Since many media members were accustomed to a certain fight-week schedule (press conferences, workouts, weigh-in, etc.), the ability to adjust and communicate changes in plans became key. We sent out an addendum to our normal fight-week media schedule, which included more details than we normally send, such as: credential pickup info, maps to the off-site tent and venue, shuttle bus times, meal schedules and more. The documents were sent via email to credentialed media through the credential company so media members knew the material was official, as opposed to our usual distribution channels.

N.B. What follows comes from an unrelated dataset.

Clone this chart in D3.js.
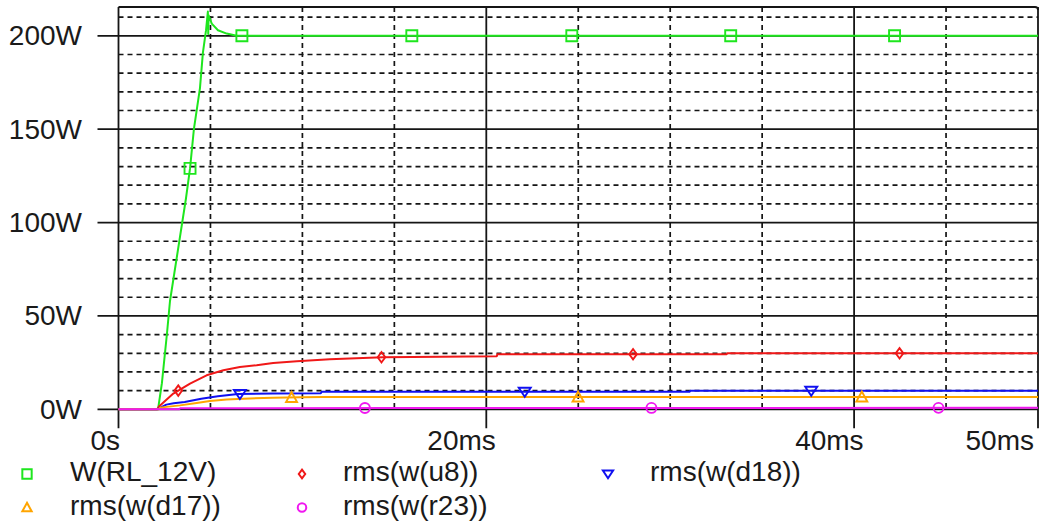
<!DOCTYPE html>
<html>
<head>
<meta charset="utf-8">
<script src="https://cdn.jsdelivr.net/npm/d3@7"></script>
<style>
  html, body { margin: 0; padding: 0; background: #fff; }
  svg { display: block; }
  text { font-family: "Liberation Sans", Arial, sans-serif; fill: #1a1a1a; }
</style>
</head>
<body>
<svg id="chart" width="1042" height="522"></svg>
<script>
// ---- axis ticks (time in ms, power in W) ----
const xTickValues = [0, 20, 40, 50];
const xTickLabels = ["0s", "20ms", "40ms", "50ms"];
const xMinorGrid  = [5, 10, 15, 25, 30, 35, 45];
const yTickValues = [0, 50, 100, 150, 200];
const yTickLabels = ["0W", "50W", "100W", "150W", "200W"];
const yMinorGrid  = [10, 20, 30, 40, 60, 70, 80, 90, 110, 120, 130, 140, 160, 170, 180, 190, 210];

// ---- traces ----
const rlTime  = [0, 2.15, 2.36, 2.64, 2.80, 3.67, 3.89, 4.10, 4.43, 4.59, 4.76, 4.86, 4.88, 4.90, 5.07, 5.41, 5.88, 6.42, 50];
const rlPower = [0, 0,    14,   41,   58,   113,  129,  150,  172,  191,  203,  213,  201,  211,  206.5, 203, 201.2, 200, 200];

const u8Time  = [0, 2.1, 2.2, 2.98, 3.89, 4.79, 5.70, 6.60, 7.51, 8.41, 9.70, 11.49, 14.38, 17.5, 20.57, 20.6, 33.07, 33.1, 50];
const u8Power = [0, 0,   1.5, 8.4,  13.8, 18.2, 20.9, 22.7, 23.6, 24.8, 25.7, 26.8,  27.9,  28.2, 28.4,  29.5, 29.5,  30.0, 30.0];

const d18Time  = [0, 2.1, 2.2, 2.6, 3.0, 3.6, 4.5, 5.4, 6.5, 8.4, 11.0, 11.05, 31.05, 31.1, 50];
const d18Power = [0, 0,   0.5, 2.5, 3.2, 3.9, 5.7, 7.0, 8.2, 8.4, 8.6,  9.4,   9.4,   9.9,  9.9];

const d17Time  = [0, 2.2, 2.26, 3.34, 4.25, 4.97, 5.88, 6.78, 8.41, 9.9, 11.1, 50];
const d17Power = [0, 0,   0.9,  2.1,  3.4,  4.4,  5.2,  5.7,  6.2,  6.4, 6.6,  6.6];

const r23Time  = [0, 3.3, 3.35, 15, 50];
const r23Power = [0, 0,   0.5,  0.7, 0.8];

// times at which each trace carries its symbol
const rlMarks  = [3.89, 6.71, 15.95, 24.65, 33.29, 42.2];
const u8Marks  = [3.25, 14.3, 27.98, 42.47];
const d18Marks = [6.6, 22.09, 37.67];
const d17Marks = [9.41, 24.99, 40.42];
const r23Marks = [13.4, 28.98, 44.59];

const seriesNames  = ["W(RL_12V)", "rms(w(u8))", "rms(w(d18))", "rms(w(d17))", "rms(w(r23))"];
const seriesColors = ["#1ee61e", "#f01818", "#1010f0", "#ffa500", "#f018f0"];

// ---- layout ----
const svg = d3.select("#chart");
const plotLeft = 118.5, plotRight = 1038, plotTop = 7, zeroY = 409.3;
const x = d3.scaleLinear().domain([0, 50]).range([plotLeft, plotRight]);
const y = d3.scaleLinear().domain([0, 200]).range([zeroY, 35.8]);
const gridColor = "#151515";

svg.append("rect").attr("width", 1042).attr("height", 522).attr("fill", "#fff");

const grid = svg.append("g");
// dashed minor grid
grid.selectAll("line.hmin").data(yMinorGrid).join("line")
  .attr("x1", plotLeft).attr("x2", plotRight)
  .attr("y1", d => y(d)).attr("y2", d => y(d))
  .attr("stroke", gridColor).attr("stroke-width", 1.7).attr("stroke-dasharray", "5,4");
grid.selectAll("line.vmin").data(xMinorGrid).join("line")
  .attr("x1", d => x(d)).attr("x2", d => x(d))
  .attr("y1", plotTop).attr("y2", zeroY)
  .attr("stroke", gridColor).attr("stroke-width", 1.7).attr("stroke-dasharray", "5,4");

// solid major grid with outside ticks
grid.selectAll("line.hmaj").data(yTickValues).join("line")
  .attr("x1", plotLeft - 21).attr("x2", plotRight)
  .attr("y1", d => y(d)).attr("y2", d => y(d))
  .attr("stroke", gridColor).attr("stroke-width", 1.8);
grid.selectAll("line.vmaj").data(xTickValues).join("line")
  .attr("x1", d => x(d)).attr("x2", d => x(d))
  .attr("y1", plotTop).attr("y2", zeroY + 19)
  .attr("stroke", gridColor).attr("stroke-width", 1.8);
// top border with a softly rounded right corner
grid.append("path")
  .attr("d", `M${plotLeft},${plotTop} H${plotRight - 3} Q${plotRight},${plotTop} ${plotRight},${plotTop + 3}`)
  .attr("fill", "none").attr("stroke", gridColor).attr("stroke-width", 1.8);

// axis labels
svg.selectAll("text.ylab").data(yTickValues).join("text")
  .attr("x", 82).attr("y", d => y(d) + 9.5)
  .attr("text-anchor", "end").attr("font-size", 28)
  .text((d, i) => yTickLabels[i]);
svg.selectAll("text.xlab").data(xTickValues).join("text")
  .attr("x", (d, i) => i === 0 ? x(d) + 1.5 : Math.min(x(d) + 9.5, 1034))
  .attr("y", 450)
  .attr("text-anchor", "end").attr("font-size", 28)
  .text((d, i) => xTickLabels[i]);

// ---- traces ----
const traces = [
  { t: rlTime,  v: rlPower,  marks: rlMarks },
  { t: u8Time,  v: u8Power,  marks: u8Marks },
  { t: d18Time, v: d18Power, marks: d18Marks },
  { t: d17Time, v: d17Power, marks: d17Marks },
  { t: r23Time, v: r23Power, marks: r23Marks }
];

function valueAt(tr, tm) {
  const i = d3.bisectRight(tr.t, tm);
  if (i <= 0) return tr.v[0];
  if (i >= tr.t.length) return tr.v[tr.v.length - 1];
  const t0 = tr.t[i - 1], t1 = tr.t[i];
  const f = (tm - t0) / (t1 - t0);
  return tr.v[i - 1] + f * (tr.v[i] - tr.v[i - 1]);
}

// outline symbols: square, diamond, down triangle, up triangle, circle
const symbolPaths = [
  s => `M${-5.5 * s},${-5.5 * s}h${11 * s}v${11 * s}h${-11 * s}Z`,
  s => `M0,${-5.2 * s}L${3.8 * s},0L0,${5.2 * s}L${-3.8 * s},0Z`,
  s => `M${-6 * s},${-4 * s}L${6 * s},${-4 * s}L0,${5 * s}Z`,
  s => `M0,${-5.5 * s}L${5.5 * s},${4.5 * s}L${-5.5 * s},${4.5 * s}Z`,
  s => `M${5 * s},0A${5 * s},${5 * s} 0 1 1 ${-5 * s},0A${5 * s},${5 * s} 0 1 1 ${5 * s},0Z`
];

const line = d3.line().x(d => x(d[0])).y(d => y(d[1]));
const plot = svg.append("g");
traces.forEach((tr, k) => {
  const pts = tr.t.map((tm, i) => [tm, tr.v[i]]);
  plot.append("path").datum(pts)
    .attr("d", line).attr("fill", "none")
    .attr("stroke", seriesColors[k]).attr("stroke-width", 2)
    .attr("stroke-linejoin", "round");
});
traces.forEach((tr, k) => {
  plot.selectAll(null).data(tr.marks).join("path")
    .attr("transform", tm => `translate(${x(tm)},${y(valueAt(tr, tm))})`)
    .attr("d", symbolPaths[k](1))
    .attr("fill", "none").attr("stroke", seriesColors[k]).attr("stroke-width", 1.9);
});

// ---- legend ----
const legendSymX = [27, 302, 608];
const legendTextX = [70, 343, 650];
const legendRowY = [471.5, 505];
const legend = svg.append("g");
seriesNames.forEach((name, k) => {
  const col = k % 3, row = Math.floor(k / 3);
  legend.append("path")
    .attr("transform", `translate(${legendSymX[col]},${legendRowY[row] + 2.5})`)
    .attr("d", symbolPaths[k](0.85))
    .attr("fill", "none").attr("stroke", seriesColors[k]).attr("stroke-width", 2);
  legend.append("text")
    .attr("x", legendTextX[col]).attr("y", legendRowY[row] + 9.5)
    .attr("font-size", 28)
    .text(name);
});
</script>
</body>
</html>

We also were mentally prepared to be available 24/7 via phone and email to help media adjust to these changes. The last thing we needed was a headline about media missing events because they were unable to find them. Any hiccup where the media was concerned could have reflected badly on us as PR pros. Still, we stuck to our core plans and complaints were few. Just in case, we made a small PR gesture to the media: offering several areas where they could toast marshmallows and choose from a variety of candy bars at lunch. We had never done this before, so it added a fun element to the afternoon.
Plan for The What-Ifs
We conducted daily morning meetings with the entire PR staff (including the UFC, MGM Resorts International, Showtime and more). Every action item included a What-If strategy session. While most scenarios never materialized, the planning ensured we were prepared and ready to accomplish our goals. Scenarios included fighters missing from events, tardiness and media attempting to enter without credentials.